Don’t let it! Because as it turns out, DeForge’s actual comics, as contained in these two issues, are straightforward, funny, and sharp as a knife. Inside, he wields a precise line to create character designs that read like a slightly more avant-garde version of what you might see on a post-millennial Nickelodeon cartoon. The storytelling and punchlines are always crystal-clear even as the material bounces back and forth between long-form, surreal horror stories and laser-precise gag strips. In the latter category, which mostly crops up in the first issue, DeForge uses anthropomorphized dogs and the superheroes of the Justice League to skewer the foibles of college students and their immediately post-graduation counterparts with laser precision. (Dog #1: “Lately, I don’t even know if I enjoy walks.” Dog #2: “You’re overthinking it.
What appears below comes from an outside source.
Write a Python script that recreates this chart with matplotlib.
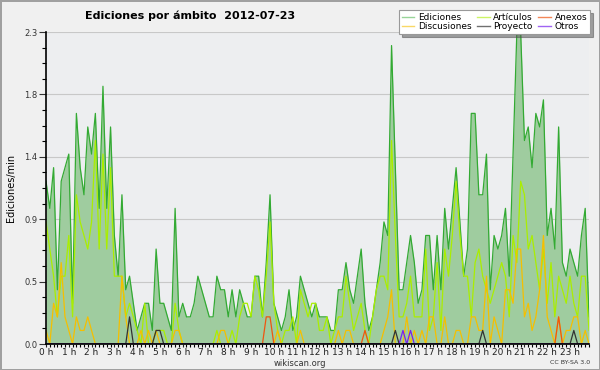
import numpy as np
import matplotlib
matplotlib.use('Agg')
import matplotlib.pyplot as plt
from matplotlib.lines import Line2D
from matplotlib.ticker import FixedLocator, MultipleLocator, FormatStrFormatter

# edits per minute, one value every 10 minutes (00:00 .. 23:50)
ediciones = [
    1.2, 1.0, 1.3, 0.4, 1.2, 1.3, 1.4, 0.3, 1.7, 1.3, 1.1, 1.6,
    1.4, 1.7, 1.0, 1.9, 1.0, 1.6, 0.8, 0.5, 1.1, 0.4, 0.5, 0.3,
    0.1, 0.2, 0.3, 0.3, 0.1, 0.7, 0.3, 0.3, 0.2, 0.1, 1.0, 0.2,
    0.3, 0.2, 0.2, 0.3, 0.5, 0.4, 0.3, 0.2, 0.2, 0.5, 0.4, 0.4,
    0.2, 0.4, 0.2, 0.4, 0.3, 0.2, 0.2, 0.5, 0.5, 0.2, 0.6, 1.1,
    0.3, 0.2, 0.1, 0.2, 0.4, 0.1, 0.2, 0.5, 0.4, 0.3, 0.2, 0.3,
    0.2, 0.2, 0.2, 0.1, 0.1, 0.4, 0.4, 0.6, 0.4, 0.3, 0.5, 0.7,
    0.3, 0.1, 0.2, 0.4, 0.6, 0.9, 0.8, 2.2, 1.3, 0.4, 0.4, 0.6,
    0.8, 0.6, 0.3, 0.4, 0.8, 0.8, 0.4, 0.8, 0.4, 1.0, 0.7, 1.0,
    1.3, 0.9, 0.5, 0.7, 1.7, 1.7, 1.1, 1.1, 1.4, 0.4, 0.8, 0.7,
    0.8, 1.0, 0.5, 1.4, 2.3, 2.3, 1.5, 1.6, 1.3, 1.7, 1.6, 1.8,
    0.8, 1.0, 0.7, 1.6, 0.6, 0.5, 0.7, 0.6, 0.5, 0.8, 1.0, 0.2,
]
articulos = [
    0.9, 0.7, 0.5, 0.2, 0.5, 0.5, 0.8, 0.2, 1.1, 0.9, 0.8, 0.7,
    0.9, 1.5, 0.7, 1.4, 0.7, 1.3, 0.5, 0.5, 0.5, 0.2, 0.3, 0.2,
    0.1, 0.0, 0.3, 0.0, 0.0, 0.1, 0.1, 0.1, 0.0, 0.0, 0.3, 0.1,
    0.0, 0.0, 0.0, 0.0, 0.0, 0.0, 0.0, 0.0, 0.0, 0.1, 0.0, 0.0,
    0.0, 0.1, 0.0, 0.2, 0.3, 0.3, 0.2, 0.5, 0.4, 0.2, 0.5, 0.9,
    0.3, 0.1, 0.0, 0.1, 0.1, 0.2, 0.0, 0.4, 0.3, 0.2, 0.3, 0.3,
    0.1, 0.1, 0.2, 0.0, 0.1, 0.2, 0.2, 0.5, 0.3, 0.1, 0.2, 0.3,
    0.1, 0.0, 0.2, 0.4, 0.5, 0.5, 0.4, 1.5, 0.8, 0.2, 0.2, 0.3,
    0.5, 0.2, 0.2, 0.2, 0.7, 0.1, 0.2, 0.6, 0.1, 0.7, 0.5, 0.8,
    1.2, 0.8, 0.5, 0.5, 0.2, 0.6, 0.7, 0.5, 0.4, 0.3, 0.4, 0.5,
    0.6, 0.5, 0.2, 0.8, 0.6, 1.2, 1.1, 0.7, 0.8, 0.6, 0.4, 0.7,
    0.3, 0.6, 0.2, 0.5, 0.4, 0.3, 0.5, 0.3, 0.2, 0.5, 0.5, 0.1,
]
discusiones = [
    0.1, 0.0, 0.3, 0.2, 0.6, 0.2, 0.1, 0.0, 0.2, 0.1, 0.1, 0.2,
    0.1, 0.0, 0.0, 0.0, 0.0, 0.0, 0.0, 0.0, 0.5, 0.2, 0.0, 0.0,
    0.0, 0.1, 0.0, 0.1, 0.0, 0.1, 0.0, 0.0, 0.0, 0.0, 0.1, 0.1,
    0.0, 0.0, 0.0, 0.0, 0.0, 0.0, 0.0, 0.0, 0.0, 0.0, 0.1, 0.1,
    0.0, 0.0, 0.0, 0.0, 0.0, 0.0, 0.0, 0.0, 0.0, 0.0, 0.0, 0.0,
    0.0, 0.1, 0.0, 0.0, 0.0, 0.0, 0.0, 0.1, 0.0, 0.0, 0.0, 0.0,
    0.0, 0.0, 0.0, 0.0, 0.0, 0.1, 0.0, 0.1, 0.1, 0.0, 0.0, 0.0,
    0.0, 0.0, 0.0, 0.0, 0.0, 0.1, 0.2, 0.4, 0.0, 0.0, 0.0, 0.2,
    0.0, 0.1, 0.0, 0.1, 0.0, 0.2, 0.2, 0.0, 0.0, 0.2, 0.0, 0.0,
    0.1, 0.1, 0.0, 0.0, 0.2, 0.2, 0.1, 0.1, 0.5, 0.0, 0.2, 0.1,
    0.0, 0.4, 0.4, 0.3, 0.7, 0.7, 0.2, 0.3, 0.1, 0.2, 0.4, 0.8,
    0.2, 0.1, 0.0, 0.2, 0.0, 0.1, 0.1, 0.2, 0.2, 0.0, 0.1, 0.0,
]
# sparse series: {slot index: value}
anexos = {58: 0.2, 59: 0.2, 84: 0.1, 135: 0.2}
proyecto = {22: 0.2, 29: 0.1, 30: 0.1, 92: 0.1, 115: 0.1, 139: 0.1}
otros = {94: 0.1, 96: 0.1}

hour_labels = [f'{h} h' for h in range(24)]

n = len(ediciones)
x = np.arange(n) / 6.0


def expand(sparse):
    vals = np.zeros(n)
    for k, v in sparse.items():
        vals[k] = v
    return vals


fig = plt.figure(figsize=(6, 3.7), dpi=100)
fig.patch.set_facecolor('#f0f0f0')
fig.patch.set_edgecolor('#a0a0a0')
fig.patch.set_linewidth(2)

ax = fig.add_axes([46 / 600, 1 - 344 / 370, 543 / 600, 312 / 370])
ax.set_facecolor('#edeef0')

ax.fill_between(x, ediciones, 0, color='#9fcc9f', lw=0, zorder=2)
ax.plot(x, ediciones, color='#33aa33', lw=0.9, zorder=3)
ax.plot(x, articulos, color='#aaee00', lw=0.9, zorder=4)
ax.plot(x, discusiones, color='#f5bf00', lw=0.9, zorder=4)
ax.plot(x, expand(anexos), color='#ee5511', lw=0.9, zorder=5)
ax.plot(x, expand(proyecto), color='#333333', lw=0.9, zorder=5)
ax.plot(x, expand(otros), color='#7722ee', lw=0.9, zorder=5)

ax.set_xlim(0, x[-1])
ax.set_ylim(0, 2.3)

yt = np.linspace(0, 2.3, 6)
ax.yaxis.set_major_locator(FixedLocator(yt))
ax.yaxis.set_minor_locator(FixedLocator(np.linspace(0, 2.3, 21)))
ax.yaxis.set_major_formatter(FormatStrFormatter('%.1f'))
ax.set_xticks(range(24))
ax.set_xticklabels(hour_labels)
ax.xaxis.set_minor_locator(MultipleLocator(1 / 6))

ax.tick_params(axis='y', which='major', length=5, width=0.8, labelsize=6, pad=1, colors='#333333')
ax.tick_params(axis='y', which='minor', length=3, width=0.8)
ax.tick_params(axis='x', which='major', length=2.5, width=0.8, labelsize=6.5, pad=0.5, colors='#222222')
ax.tick_params(axis='x', which='minor', length=2.5, width=0.8)

ax.grid(axis='y', color='#c8c8c8', lw=0.8, zorder=1)
ax.set_axisbelow(True)
for side in ['top', 'right']:
    ax.spines[side].set_visible(False)
for side in ['left', 'bottom']:
    ax.spines[side].set_linewidth(1.2)
    ax.spines[side].set_zorder(6)

ax.set_ylabel('Ediciones/min', fontsize=7, labelpad=6)

fig.text(85 / 600, 1 - 16 / 370, 'Ediciones por ámbito  2012-07-23',
         fontsize=8, fontweight='bold', ha='left', va='center')
fig.text(0.5, 1 - 363 / 370, 'wikiscan.org', fontsize=6, ha='center', va='center', color='#333333')
fig.text(590 / 600, 1 - 362 / 370, 'CC BY-SA 3.0', fontsize=4.5, ha='right', va='center', color='#333333')

handles = [
    Line2D([], [], color='#33aa33', alpha=0.5, lw=1),
    Line2D([], [], color='#f5bf00', alpha=0.6, lw=1),
    Line2D([], [], color='#aaee00', alpha=0.6, lw=1),
    Line2D([], [], color='#333333', alpha=0.7, lw=1),
    Line2D([], [], color='#ee5511', alpha=0.7, lw=1),
    Line2D([], [], color='#7722ee', alpha=0.7, lw=1),
]
labels = ['Ediciones', 'Discusiones', 'Artículos', 'Proyecto', 'Anexos', 'Otros']
leg = fig.legend(handles, labels, ncol=3, loc='upper right',
                 bbox_to_anchor=(590 / 600, 1 - 10 / 370), fontsize=6.5,
                 frameon=True, fancybox=False, shadow=True,
                 handlelength=1.4, handletextpad=0.4, columnspacing=0.6,
                 labelspacing=0.05, borderpad=0.3, borderaxespad=0)
leg.get_frame().set_edgecolor('#999999')
leg.get_frame().set_linewidth(0.8)

fig.savefig('out.png', dpi=100)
Did you finish The Wire yet?”; Green Lantern: “Things have been crazy for me lately”. Batman: “Is that why we’re spending League money on art school?!” Green Lantern: “We all voted on that, Bruce! We all voted!“)

The longer stories fruitfully work that horror-comedy sweet spot a lot of young cartoonists are mining these days, a great thrill to me because the comedy tends to actually be funny, and the horror black as midnight. In issue #1, a cartoon conscience rebels against God after being sent to dissuade yet another comics artist from suicide, only to be sentenced to a Hell inhabited by cartoon characters and their creators. What starts as a lampoon of art-comics culture every bit as successful as the college stuff veers into nightmarish action-horror territory as our hero narrowly, and I mean very narrowly, escapes evisceration and ritual sacrifice at the hands of two former funny-animal characters whose appearances have devolved into monstrous deformation and shadow. In issue #2, virtually all the page space is devoted to a long and no-fucking-around nasty horror story about a little kid who manages to domesticate a large spider whose brethren are simultaneously ushering in a quite lethal and disgusting plague-style demise for his uncaring family and abusive classmates. Imagine Skyscrapers of the Midwest weaponized and you’re almost there.

With these two issues–cogent in conception, confident in execution, and surely just an early step in a promising stylistic evolution–DeForge has landed himself on my must-watch list. Give ’em a shot, see if he lands on yours.